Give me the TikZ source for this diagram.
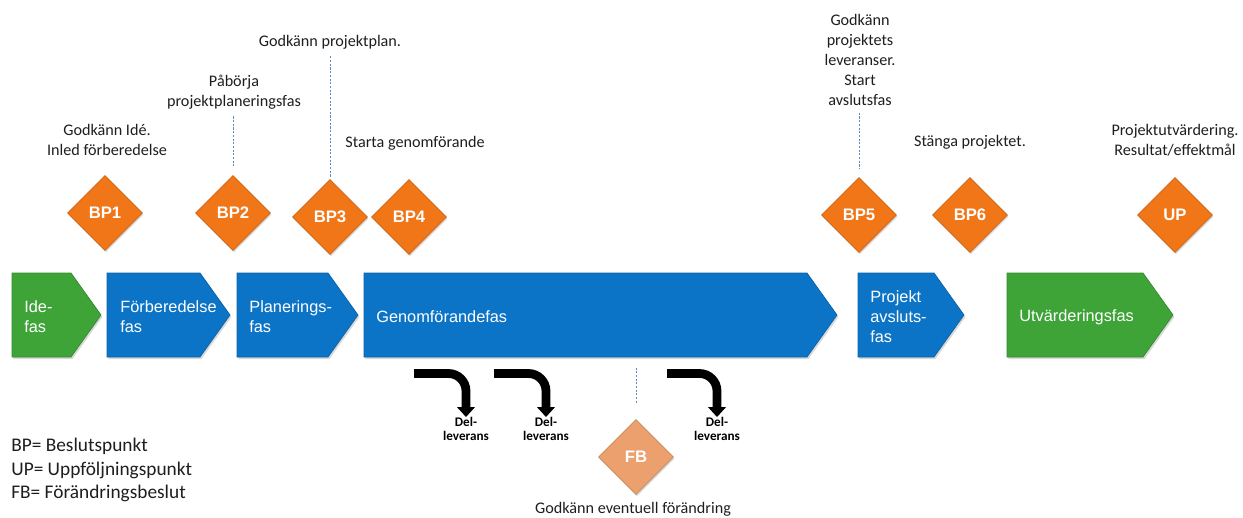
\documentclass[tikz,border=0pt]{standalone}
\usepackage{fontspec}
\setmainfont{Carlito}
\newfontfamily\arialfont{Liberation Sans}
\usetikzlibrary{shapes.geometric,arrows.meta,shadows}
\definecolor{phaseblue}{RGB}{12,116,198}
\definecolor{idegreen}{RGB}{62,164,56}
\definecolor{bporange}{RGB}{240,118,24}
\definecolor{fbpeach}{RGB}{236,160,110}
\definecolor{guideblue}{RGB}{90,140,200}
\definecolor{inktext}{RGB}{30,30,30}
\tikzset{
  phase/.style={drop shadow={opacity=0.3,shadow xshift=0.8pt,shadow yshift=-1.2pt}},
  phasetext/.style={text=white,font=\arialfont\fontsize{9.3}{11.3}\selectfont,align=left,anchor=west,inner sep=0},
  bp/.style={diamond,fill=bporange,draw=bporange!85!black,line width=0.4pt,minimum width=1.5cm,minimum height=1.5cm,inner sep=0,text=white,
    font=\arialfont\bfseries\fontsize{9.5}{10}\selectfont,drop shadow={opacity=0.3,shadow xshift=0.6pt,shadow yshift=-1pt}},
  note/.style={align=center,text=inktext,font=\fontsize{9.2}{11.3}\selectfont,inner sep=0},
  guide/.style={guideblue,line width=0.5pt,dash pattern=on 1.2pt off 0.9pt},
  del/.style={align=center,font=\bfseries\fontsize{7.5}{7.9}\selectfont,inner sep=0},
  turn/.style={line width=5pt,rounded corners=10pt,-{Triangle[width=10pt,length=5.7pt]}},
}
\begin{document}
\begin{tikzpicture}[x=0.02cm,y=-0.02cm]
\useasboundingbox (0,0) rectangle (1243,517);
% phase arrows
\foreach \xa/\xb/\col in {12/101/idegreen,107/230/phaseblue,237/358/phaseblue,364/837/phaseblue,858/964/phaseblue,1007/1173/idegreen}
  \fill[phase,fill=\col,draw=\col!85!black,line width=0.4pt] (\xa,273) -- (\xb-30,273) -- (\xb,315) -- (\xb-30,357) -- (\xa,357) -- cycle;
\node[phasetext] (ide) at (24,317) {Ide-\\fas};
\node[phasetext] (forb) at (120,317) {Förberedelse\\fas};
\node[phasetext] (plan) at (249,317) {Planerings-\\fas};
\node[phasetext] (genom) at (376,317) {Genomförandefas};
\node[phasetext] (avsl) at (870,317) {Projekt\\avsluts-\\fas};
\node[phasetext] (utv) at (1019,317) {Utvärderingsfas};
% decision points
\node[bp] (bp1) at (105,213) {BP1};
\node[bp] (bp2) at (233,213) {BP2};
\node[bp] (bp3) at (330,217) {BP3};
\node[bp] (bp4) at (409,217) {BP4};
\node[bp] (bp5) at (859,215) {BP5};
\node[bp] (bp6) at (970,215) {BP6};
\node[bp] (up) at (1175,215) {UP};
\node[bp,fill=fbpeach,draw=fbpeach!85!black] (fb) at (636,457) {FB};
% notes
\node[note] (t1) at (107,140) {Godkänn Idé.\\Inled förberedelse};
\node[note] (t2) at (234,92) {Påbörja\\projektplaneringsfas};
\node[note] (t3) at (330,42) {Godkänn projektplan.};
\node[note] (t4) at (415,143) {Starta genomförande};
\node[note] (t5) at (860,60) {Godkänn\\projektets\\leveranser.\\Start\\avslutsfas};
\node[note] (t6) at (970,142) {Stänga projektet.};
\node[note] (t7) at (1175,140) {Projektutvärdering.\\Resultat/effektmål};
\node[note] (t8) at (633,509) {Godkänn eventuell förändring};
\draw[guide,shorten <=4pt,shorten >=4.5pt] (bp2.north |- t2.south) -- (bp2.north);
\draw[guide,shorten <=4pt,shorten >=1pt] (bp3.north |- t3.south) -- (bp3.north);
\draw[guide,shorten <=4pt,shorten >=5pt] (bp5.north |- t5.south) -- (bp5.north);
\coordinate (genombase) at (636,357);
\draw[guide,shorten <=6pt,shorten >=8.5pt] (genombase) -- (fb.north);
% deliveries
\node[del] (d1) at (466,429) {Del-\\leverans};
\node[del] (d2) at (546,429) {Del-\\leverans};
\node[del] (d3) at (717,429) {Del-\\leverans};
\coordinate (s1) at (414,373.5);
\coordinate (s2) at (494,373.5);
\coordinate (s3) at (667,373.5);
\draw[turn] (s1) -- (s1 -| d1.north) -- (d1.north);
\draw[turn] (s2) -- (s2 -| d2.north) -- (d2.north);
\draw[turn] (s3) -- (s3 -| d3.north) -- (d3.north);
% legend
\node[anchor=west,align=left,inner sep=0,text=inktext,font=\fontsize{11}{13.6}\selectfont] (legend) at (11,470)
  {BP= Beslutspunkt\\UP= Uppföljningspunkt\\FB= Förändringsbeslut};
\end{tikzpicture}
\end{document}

--------

* **Task description**
Quote the material in full and exactly; do not carry over its pictures.

* **Exercise result**
Give me the TikZ source for this diagram.
\documentclass[tikz,border=0pt]{standalone}
\usepackage{fontspec}
\setmainfont{Carlito}
\newfontfamily\arialfont{Liberation Sans}
\usetikzlibrary{shapes.geometric,arrows.meta,shadows}
\definecolor{phaseblue}{RGB}{12,116,198}
\definecolor{idegreen}{RGB}{62,164,56}
\definecolor{bporange}{RGB}{240,118,24}
\definecolor{fbpeach}{RGB}{236,160,110}
\definecolor{guideblue}{RGB}{90,140,200}
\definecolor{inktext}{RGB}{30,30,30}
\tikzset{
  phase/.style={drop shadow={opacity=0.3,shadow xshift=0.8pt,shadow yshift=-1.2pt}},
  phasetext/.style={text=white,font=\arialfont\fontsize{9.3}{11.3}\selectfont,align=left,anchor=west,inner sep=0},
  bp/.style={diamond,fill=bporange,draw=bporange!85!black,line width=0.4pt,minimum width=1.5cm,minimum height=1.5cm,inner sep=0,text=white,
    font=\arialfont\bfseries\fontsize{9.5}{10}\selectfont,drop shadow={opacity=0.3,shadow xshift=0.6pt,shadow yshift=-1pt}},
  note/.style={align=center,text=inktext,font=\fontsize{9.2}{11.3}\selectfont,inner sep=0},
  guide/.style={guideblue,line width=0.5pt,dash pattern=on 1.2pt off 0.9pt},
  del/.style={align=center,font=\bfseries\fontsize{7.5}{7.9}\selectfont,inner sep=0},
  turn/.style={line width=5pt,rounded corners=10pt,-{Triangle[width=10pt,length=5.7pt]}},
}
\begin{document}
\begin{tikzpicture}[x=0.02cm,y=-0.02cm]
\useasboundingbox (0,0) rectangle (1243,517);
% phase arrows
\foreach \xa/\xb/\col in {12/101/idegreen,107/230/phaseblue,237/358/phaseblue,364/837/phaseblue,858/964/phaseblue,1007/1173/idegreen}
  \fill[phase,fill=\col,draw=\col!85!black,line width=0.4pt] (\xa,273) -- (\xb-30,273) -- (\xb,315) -- (\xb-30,357) -- (\xa,357) -- cycle;
\node[phasetext] (ide) at (24,317) {Ide-\\fas};
\node[phasetext] (forb) at (120,317) {Förberedelse\\fas};
\node[phasetext] (plan) at (249,317) {Planerings-\\fas};
\node[phasetext] (genom) at (376,317) {Genomförandefas};
\node[phasetext] (avsl) at (870,317) {Projekt\\avsluts-\\fas};
\node[phasetext] (utv) at (1019,317) {Utvärderingsfas};
% decision points
\node[bp] (bp1) at (105,213) {BP1};
\node[bp] (bp2) at (233,213) {BP2};
\node[bp] (bp3) at (330,217) {BP3};
\node[bp] (bp4) at (409,217) {BP4};
\node[bp] (bp5) at (859,215) {BP5};
\node[bp] (bp6) at (970,215) {BP6};
\node[bp] (up) at (1175,215) {UP};
\node[bp,fill=fbpeach,draw=fbpeach!85!black] (fb) at (636,457) {FB};
% notes
\node[note] (t1) at (107,140) {Godkänn Idé.\\Inled förberedelse};
\node[note] (t2) at (234,92) {Påbörja\\projektplaneringsfas};
\node[note] (t3) at (330,42) {Godkänn projektplan.};
\node[note] (t4) at (415,143) {Starta genomförande};
\node[note] (t5) at (860,60) {Godkänn\\projektets\\leveranser.\\Start\\avslutsfas};
\node[note] (t6) at (970,142) {Stänga projektet.};
\node[note] (t7) at (1175,140) {Projektutvärdering.\\Resultat/effektmål};
\node[note] (t8) at (633,509) {Godkänn eventuell förändring};
\draw[guide,shorten <=4pt,shorten >=4.5pt] (bp2.north |- t2.south) -- (bp2.north);
\draw[guide,shorten <=4pt,shorten >=1pt] (bp3.north |- t3.south) -- (bp3.north);
\draw[guide,shorten <=4pt,shorten >=5pt] (bp5.north |- t5.south) -- (bp5.north);
\coordinate (genombase) at (636,357);
\draw[guide,shorten <=6pt,shorten >=8.5pt] (genombase) -- (fb.north);
% deliveries
\node[del] (d1) at (466,429) {Del-\\leverans};
\node[del] (d2) at (546,429) {Del-\\leverans};
\node[del] (d3) at (717,429) {Del-\\leverans};
\coordinate (s1) at (414,373.5);
\coordinate (s2) at (494,373.5);
\coordinate (s3) at (667,373.5);
\draw[turn] (s1) -- (s1 -| d1.north) -- (d1.north);
\draw[turn] (s2) -- (s2 -| d2.north) -- (d2.north);
\draw[turn] (s3) -- (s3 -| d3.north) -- (d3.north);
% legend
\node[anchor=west,align=left,inner sep=0,text=inktext,font=\fontsize{11}{13.6}\selectfont] (legend) at (11,470)
  {BP= Beslutspunkt\\UP= Uppföljningspunkt\\FB= Förändringsbeslut};
\end{tikzpicture}
\end{document}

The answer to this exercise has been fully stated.